The more ladies around, the worse it is. Whenever a lady comes into the room, I’m suppose to jump to my feet and doff my hat—and then pretend that I don’t see ‘em gasping for air, laughing, guffawing, bending over double in mirth, pointing at my head, and/or retching …

Of course, I only have to do this for ladies—so now when your average female enters my line of sight, I just loudly burst out, “… slut!” in hopes of avoiding any social problems. (So far, this is not working!)

I can’t do carpentry anymore—because I’ve discovered that having a ‘pencil behind your ear’ is hair-dependent, too.

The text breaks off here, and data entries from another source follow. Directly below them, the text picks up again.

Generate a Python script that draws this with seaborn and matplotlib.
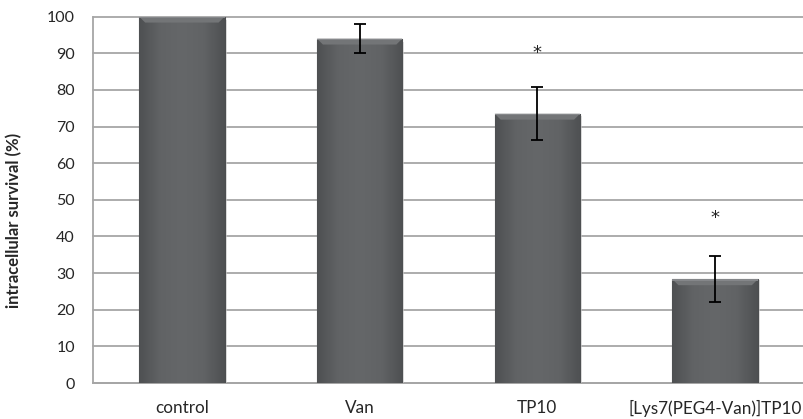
import numpy as np
import matplotlib
matplotlib.use("Agg")
import matplotlib.pyplot as plt
import seaborn as sns
from matplotlib.colors import LinearSegmentedColormap
from matplotlib.patches import Rectangle, Polygon

# values
groups = ["control", "Van", "TP10", "[Lys7(PEG4-Van)]TP10"]
survival = [100, 94, 73.5, 28.3]
err = [0, 4, 7.2, 6.3]
star_y = [None, None, 90, 45]
yticks = list(range(0, 101, 10))

sns.set_style("white")
plt.rcParams["font.family"] = ["Lato", "DejaVu Sans"]

fig = plt.figure(figsize=(8.04, 4.19), dpi=100)
ax = fig.add_axes([93 / 804, 1 - 383 / 419, 1 - 93 / 804, (383 - 16.7) / 419])

sns.barplot(x=groups, y=survival, color="#5d5f61", width=0.48, errorbar=None,
            ax=ax, zorder=3, linewidth=0.8, edgecolor="#4c4e50")

ax.set_xlim(-0.5, 3.478)
ax.set_ylim(0, 100)

# horizontal gradient + lighter top bevel on each bar
grad_cmap = LinearSegmentedColormap.from_list("bar", ["#4e5052", "#616365", "#656769", "#616365", "#4e5052"])
grad = np.linspace(0, 1, 256).reshape(1, -1)
for p in list(ax.patches):
    x0, w, h = p.get_x(), p.get_width(), p.get_height()
    im = ax.imshow(grad, extent=[x0, x0 + w, 0, h], aspect="auto", cmap=grad_cmap,
                   zorder=3.5, interpolation="bicubic")
    im.set_clip_path(p)
    bh = 1.6
    bw = w * 0.07
    ax.add_patch(Polygon([(x0, h), (x0 + w, h), (x0 + w - bw, h - bh), (x0 + bw, h - bh)],
                         closed=True, facecolor="#737577", edgecolor="none", zorder=3.6))
    ax.add_patch(Rectangle((x0, h - 0.35), w, 0.35, facecolor="#85878a",
                           edgecolor="none", zorder=3.7))
    # soft shadow on right side
    ax.add_patch(Rectangle((x0 + w, 0), w * 0.025, h * 0.99, facecolor="#cfcfcf",
                           edgecolor="none", zorder=2.9, alpha=0.6))

xs = np.arange(len(groups))
has_err = np.array(err) > 0
ax.errorbar(xs[has_err], np.array(survival)[has_err], yerr=np.array(err)[has_err],
            fmt="none", ecolor="black", elinewidth=1.3, capsize=4.5, capthick=1.3, zorder=5)

for i, s in enumerate(star_y):
    if s is not None:
        ax.text(i, s, "*", ha="center", va="center", fontsize=13, color="#222222",
                family="DejaVu Sans", zorder=5)

ax.set_yticks(yticks)
ax.set_yticklabels([str(t) for t in yticks], fontsize=11.5)
ax.yaxis.grid(True, color="#a6a6a6", linewidth=1.3, zorder=0)
ax.set_axisbelow(True)
for gl in ax.get_ygridlines():
    gl.set_clip_on(False)

ax.set_xticks(xs)
ax.set_xticklabels(groups, fontsize=12.3)
ax.tick_params(axis="x", length=0, pad=12)
ax.set_xticks(np.arange(-0.5, 3.6, 1.0), minor=True)
ax.tick_params(axis="x", which="minor", length=4, color="#8c8c8c", width=1)
ax.tick_params(axis="y", length=4, color="#a6a6a6", width=1.3, pad=9)

for side in ["top", "right"]:
    ax.spines[side].set_visible(False)
ax.spines["left"].set_color("#a6a6a6")
ax.spines["left"].set_linewidth(1.3)
ax.spines["bottom"].set_color("#a6a6a6")
ax.spines["bottom"].set_linewidth(1.3)

ax.set_xlabel("")
ax.set_ylabel("intracellular survival (%)", fontsize=12, fontweight="bold")
ax.yaxis.set_label_coords(-0.099, 0.443)

fig.savefig("out.png", dpi=100)
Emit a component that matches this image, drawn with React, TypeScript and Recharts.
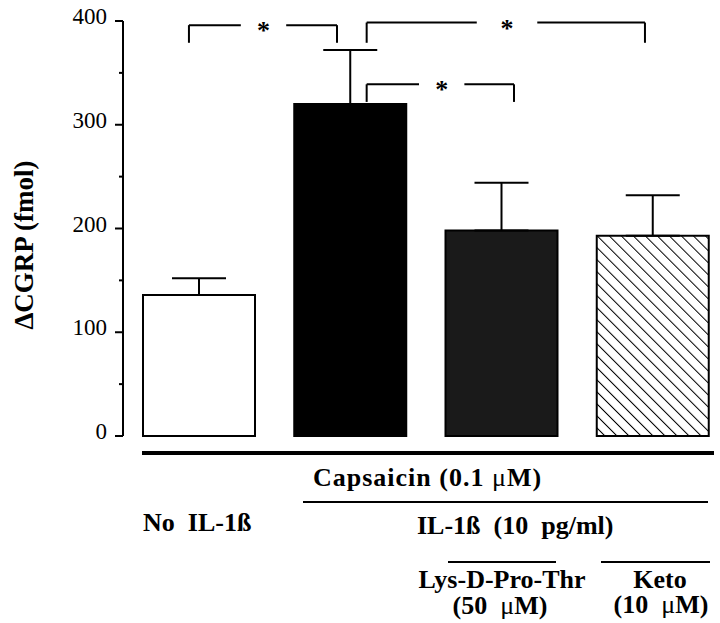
import { BarChart, Bar, Cell, XAxis, YAxis, ErrorBar, ReferenceLine, ReferenceDot } from 'recharts'

// treatment groups, left to right
const groups = ['No IL-1ß', 'IL-1ß', 'IL-1ß + Lys-D-Pro-Thr', 'IL-1ß + Keto']
const cgrp = [136, 320, 198, 193]
const sem = [16, 52, 46, 39]
const fills = ['#ffffff', '#000000', '#1a1a1a', 'url(#hatch)']
const yTicks = [0, 50, 100, 150, 200, 250, 300, 350, 400]

// significance brackets, x in group units (0..4), y in fmol
const bracketLeft = [0.436, 1.611, 1.611]
const bracketRight = [1.415, 3.451, 2.585]
const bracketTop = [396, 398.5, 339]
const bracketBottom = [379, 379, 322]
const starX = [0.929, 2.539, 2.107]
const starGap = [0.15, 0.2, 0.15]

const data = groups.map((name, i) => ({ name, pos: i + 0.5, value: cgrp[i], err: [0, sem[i]] }))

const font = '"Liberation Serif", "Times New Roman", serif'

const YTick = ({ x, y, payload }: any) => {
  const major = payload.value % 100 === 0
  return (
    <g>
      <line x1={x - (major ? 8 : 4)} x2={x} y1={y} y2={y} stroke="#000" strokeWidth={2} />
      {major && (
        <text x={x - 16} y={y + 3} textAnchor="end" fontSize={23} fontFamily={font} fill="#000">
          {payload.value}
        </text>
      )}
    </g>
  )
}

const Star = (props: any) => {
  const vb = props.viewBox
  return (
    <text x={vb.x + vb.width / 2} y={vb.y + vb.height / 2 + 14} textAnchor="middle" fontSize={26} fontWeight="bold" fontFamily={font}>
      *
    </text>
  )
}

function Brackets() {
  return bracketLeft.flatMap((l, i) => {
    const r = bracketRight[i]
    const t = bracketTop[i]
    const b = bracketBottom[i]
    const s = starX[i]
    const g = starGap[i]
    const segs = [
      [{ x: l, y: b }, { x: l, y: t }],
      [{ x: l, y: t }, { x: s - g, y: t }],
      [{ x: s + g, y: t }, { x: r, y: t }],
      [{ x: r, y: t }, { x: r, y: b }],
    ]
    return segs.map((seg, k) => (
      <ReferenceLine key={`b${i}-${k}`} xAxisId="n" segment={seg} stroke="#000" strokeWidth={2} />
    ))
  })
}

export default function App() {
  const txt = { fontFamily: font, fontWeight: 'bold' as const, fontSize: 26, fill: '#000', style: { whiteSpace: 'pre' as const } }
  const mu = { fontWeight: 'normal' as const }
  return (
    <div style={{ position: 'absolute', left: 0, top: 0, width: 720, height: 623, overflow: 'hidden', background: '#fff' }}>
      <BarChart width={740} height={623} data={data} margin={{ top: 21, right: 12, bottom: 187, left: 0 }}>
        <defs>
          <pattern id="hatch" patternUnits="userSpaceOnUse" width={8.5} height={8.5} patternTransform="rotate(-45)">
            <rect width={8.5} height={8.5} fill="#fff" />
            <line x1={0} y1={0} x2={0} y2={8.5} stroke="#000" strokeWidth={2} />
          </pattern>
        </defs>
        <XAxis dataKey="name" hide />
        <XAxis xAxisId="n" dataKey="pos" type="number" domain={[0, 4]} allowDataOverflow hide />
        <YAxis
          domain={[0, 400]}
          ticks={yTicks}
          width={123}
          tickSize={0}
          tickMargin={0}
          tickLine={false}
          tick={<YTick />}
          axisLine={{ stroke: '#000', strokeWidth: 2 }}
          interval={0}
        />
        <Bar dataKey="value" barSize={112} stroke="#000" strokeWidth={2} isAnimationActive={false}>
          {data.map((d, i) => (
            <Cell key={d.name} fill={fills[i]} />
          ))}
          <ErrorBar dataKey="err" width={27} stroke="#000" strokeWidth={2} direction="y" />
        </Bar>
        {Brackets()}
        {starX.map((s, i) => (
          <ReferenceDot key={`s${i}`} xAxisId="n" x={s} y={bracketTop[i]} r={1} fill="none" stroke="none" label={<Star />} />
        ))}
      </BarChart>
      <svg width={720} height={623} style={{ position: 'absolute', left: 0, top: 0, pointerEvents: 'none' }}>
        <text x={33} y={245} transform="rotate(-90 33 245)" textAnchor="middle" {...txt} fontSize={27}>
          ΔCGRP (fmol)
        </text>
        <line x1={142} x2={714} y1={453} y2={453} stroke="#000" strokeWidth={4} />
        <text x={313} y={486} letterSpacing={1} {...txt}>
          Capsaicin (0.1 <tspan {...mu}>μ</tspan>M)
        </text>
        <line x1={303} x2={708} y1={502} y2={502} stroke="#000" strokeWidth={2} />
        <text x={143} y={531} {...txt}>
          {'No  IL-1ß'}
        </text>
        <text x={417} y={534} {...txt}>
          {'IL-1ß  (10  pg/ml)'}
        </text>
        <line x1={448} x2={556} y1={562} y2={562} stroke="#000" strokeWidth={2} />
        <line x1={601} x2={710} y1={562} y2={562} stroke="#000" strokeWidth={2} />
        <text x={502} y={588} textAnchor="middle" {...txt}>
          Lys-D-Pro-Thr
        </text>
        <text x={500} y={614} textAnchor="middle" {...txt}>
          {'(50  '}
          <tspan {...mu}>μ</tspan>M)
        </text>
        <text x={660} y={588} textAnchor="middle" {...txt}>
          Keto
        </text>
        <text x={661} y={613} textAnchor="middle" {...txt}>
          {'(10  '}
          <tspan {...mu}>μ</tspan>M)
        </text>
      </svg>
    </div>
  )
}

My pencil keeps drooping, I’m sorry to say.

Of course, the miser in me hoped that I’d save so much money on shampoo and conditioner that I’d become rich—ha!

Do you know how much shaving cream I go through in a week? How many razors? Band-aids? Antiseptic?

… do you know how much a transfusion costs?

I figure I lose about a pint of blood every time I shave my head—and if I don’t shave it, I looks even worse!

Besides, the two-day bristles are like having barbed wire growing out of your head, and “about as erotic” said one young lady.

That’s totally true—everything fabric sticks to your head, like Velcro.

My wife can’t take a flash picture of me anymore. “Bounce-back,” she sneers.

Forget all those ‘miracle growth’ products: I’ve tried every type of ‘follicle fertilizer’ under my hat, all to no avail.

No longer can I instinctively sense the slightest wind shift while in the cockpit—not sans my 10,000 head receptors!

Even lice don’t want to hang out with me anymore!

The first thing I noticed was that it was taking longer and longer to wash my face in the morning.

Damn it!

Of course, there are advantages. For instance, my wife just attempted to be kind to me by saying, “Well, if we ever have to get in the life raft, we won’t lack for a signaling mirror!”

Editor’s note: Fatty and Carolyn are hatted … er, headed for New Caledonia next.